At a time of uncertainty, resulting from a concoction of issues including confrontational Brexit negotiations (both at home and abroad), a government with no working majority* and interest rates rising for the first time in a decade, the lettings' market is finely balanced with affordability being a key component for both landlords and tenants.
Landlord returns are being steadily eroded, but if they try to redress the balance by increasing rents the level of demand from tenants will fall.
However, on the positive side the government has announced that letting agents are to be regulated and new proposals will require that they join a professional organisation and meet 'certain minimum standards'. The Association of Residential Letting Agents (ARLA) and various other bodies have been lobbying for many years for this to happen.
In addition, while letting agents already have to be part of a redress scheme, this will now be extended to all landlords to enable tenants to complain about poorly managed properties and rogue landlords.
Alan Stewart, Director & head of Residential Lettings & Property Management says: "The buy-to-let sector is still very challenging for landlords who have had to contend with changes in regulations and legislation with investment having been curtailed - particularly amongst the more short term speculative landlords - by the restriction of income tax relief on mortgage interest payments and the introduction of more stringent mortgage affordability tests.
"Pressures on the residential investment market and achievable yields will certainly continue next year with many local authorities introducing selective licensing controls on some properties plus the effect of new Energy Performance regulations, which will increase the financial burden for landlords."
Legislation will be introduced next year to prevent tenants being charged any fees in connection with the letting of a property. This will impact significantly on letting agents
According to latest figures from the British Property Federation the build-to-rent sector is continuing to grow and play an important part in increasing the supply of homes. Combined with this, the Prime Minister has just unveiled a major council house-building programme that will see the release of government owned land and the goal of providing homes at affordable rents.

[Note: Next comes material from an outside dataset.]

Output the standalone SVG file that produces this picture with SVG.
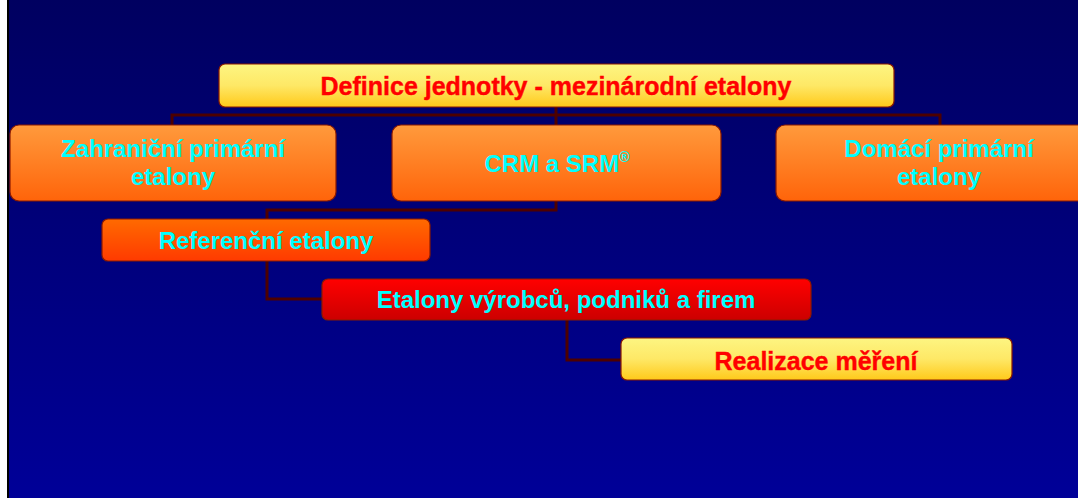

In the student housing sector investment demand is buoyant. In a recent survey it is estimated that there has been a 24% increase in transactions in the first half of 2017 compared to the same period in 2016. Purpose built student accommodation continues to offer attractive returns, particularly for overseas investors.
Alan continues: "Our region has seen a period of rental stability with tenants now very focussed on achieving value for money when selecting properties. If the accommodation is not well presented we are finding that prospective tenants are looking elsewhere or seeking a reduction in the asking rent.
"I believe that during the course of 2018 we may find that some accidental landlords look to sell their properties and larger investors take the opportunity to restructure their portfolios, but overall demand could be sustained by first time buyers who still cannot afford to purchase a property and there will be more choice in the rented sector with the completion of a variety of build-to-rent schemes.
"At Caxtons we are keen to promote the benefits of engaging a good letting/managing agent who can steer a landlord through all the complexities of letting residential property."
* The Conservative Party has formed a minority government and has signed a "confidence and supply" agreement with the Democratic Unionist Party.